How to run and network Docker Swarm inside Docker containers?

I’m trying to get docker swarm to run inside docker-compose where containers fill the role of nodes. For educational purposes, I’d like to be able to simulate a distributed swarm via docker-compose.

My approach:

./swarm_compose/
|- docker-compose.yml
|- shared/
|- entrypoint/
|- |- worker.sh
|- |- master.sh

docker-compose.yml defines two services (master, worker) and a network (swarm_net).
shared/ is a shared volume utilized by the master and worker containers to share the join token. It is also used as a directory to write log files during initialization for easy access and debugging.
entrypoint/master.sh is used to initialize the swarm and write the join token to a shared volume.
entrypoint/worker.sh is used to join the swarm with the token written to the shared volume.

The worker services depend_on the master providing a successful healthcheck, and the master’s healthcheck depends on the existence of the join token file written to shared storage. Furthermore, I use the docker:dind image and mount the docker.sock to enable docker-in-docker for the swarm.

The files:

./entrypoint/master.sh:

#!/bin/sh

# Initialize Docker Swarm and save initialization logs
docker swarm init --advertise-addr ${MASTER_ADDR} > /shared/swarm_init.log 2>&1

# Save join token to shared directory
docker swarm join-token -q worker > /shared/swarm_token

./entrypoint/worker.sh:

#!/bin/sh

# Join the Swarm and log the output
docker swarm join --token $(cat /shared/swarm_token) ${MASTER_ADDR}:2377 > /shared/swarm_join.log 2>&1

./docker-compose.yml:

version: '3.8'

x-config:
  cidr: &cidr_range "192.168.0.0/24"
  master: &master_address "192.168.0.10"

services:
  master:
    image: docker:dind
    container_name: swarm_master
    networks:
      swarm_net:
        ipv4_address: *master_address
    ports:
      - "2377:2377"
    expose:
      - "7946"
      - "4789/udp"
    volumes:
      - ./entrypoint/master.sh:/tmp/entrypoint.sh
      - /var/run/docker.sock:/var/run/docker.sock
      - ./shared:/shared
    environment:
      MASTER_ADDR: *master_address
    privileged: true
    entrypoint: /tmp/entrypoint.sh
    healthcheck:
      test: test -f /shared/swarm_token
      interval: 60s
      retries: 5
      start_period: 20s
      timeout: 10s


  worker:
    image: docker:dind
    networks:
      swarm_net:
    expose:
      - "7946"
      - "4789/udp"
    volumes:
      - ./entrypoint/worker.sh:/tmp/entrypoint.sh
      - /var/run/docker.sock:/var/run/docker.sock
      - ./shared:/shared
    environment:
      MASTER_ADDR: *master_address
    privileged: true
    entrypoint: /tmp/entrypoint.sh
    depends_on:
      master:
        condition: service_healthy
    deploy:
      replicas: 2

networks:
  swarm_net:
    ipam:
      driver: default
      config:
        - subnet: *cidr_range

The Error:

Launching this fails as follows:

/swarm_compose$ docker-compose up
Starting swarm_master ... done

ERROR: for worker  Container "2bdbe8056ab8" is unhealthy.
ERROR: Encountered errors while bringing up the project.

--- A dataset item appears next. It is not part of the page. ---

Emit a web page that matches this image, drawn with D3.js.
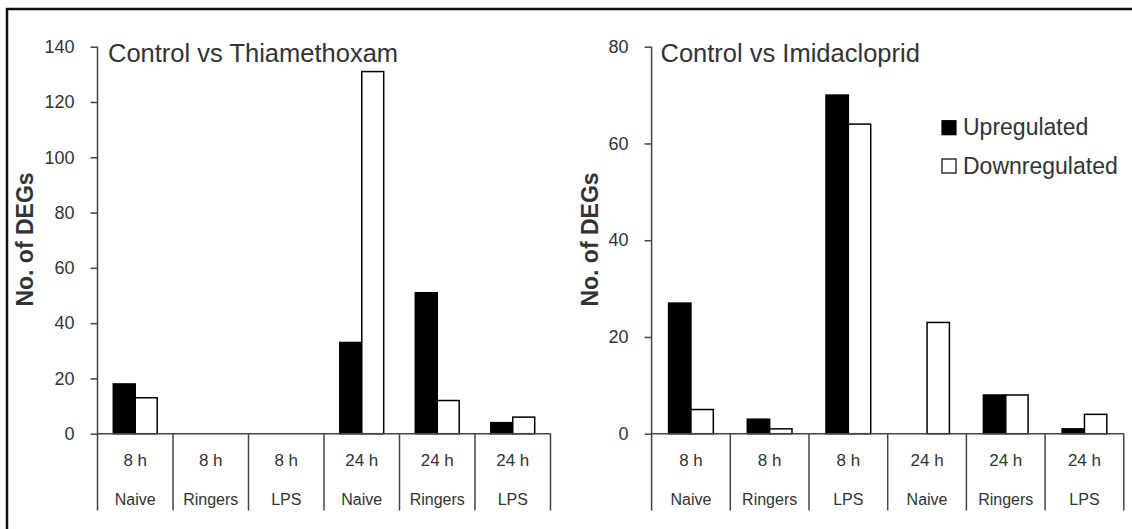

I proceed to check the logs, which were written to /shared/swarm_init.log.

Logs from the manager init:

Error response from daemon: must specify a listening address because the address to advertise is not recognized as a system address, and a system's IP address to use could not be uniquely identified

Issue seems related to this https://github.com/moby/moby/issues/25514

Seems the swarm manager is having issues initializing with the given IP. This failure is cascading to the worker containers.

I attempted the workaround found in the GitHub thread by updating the masters entrypoint script as follows:
docker swarm init --advertise-addr ${MASTER_ADDR} --listen-addr 0.0.0.0 .

I receive the same error in the log file though.

Edit: For what it’s worth (perhaps little) I did manage to successfully initialize just the manager by using network_mode: host like so:

version: '3.8'

x-config:
  master: &master_address "127.0.0.1"

services:
  master:
    image: docker:dind
    container_name: swarm_master
    network_mode: host
    volumes:
      - ./entrypoint/master.sh:/tmp/entrypoint.sh
      - /var/run/docker.sock:/var/run/docker.sock
      - ./shared:/shared
    environment:
      MASTER_ADDR: *master_address
    privileged: true
    entrypoint: /tmp/entrypoint.sh
    healthcheck:
      test: test -f /shared/swarm_token
      interval: 60s
      retries: 5
      start_period: 20s
      timeout: 10s

This approach makes it impossible to isolate the workers and master though, and the workers reasonably-so fail to initialize with:

Error response from daemon: This node is already part of a swarm. Use "docker swarm leave" to leave this swarm and join another one.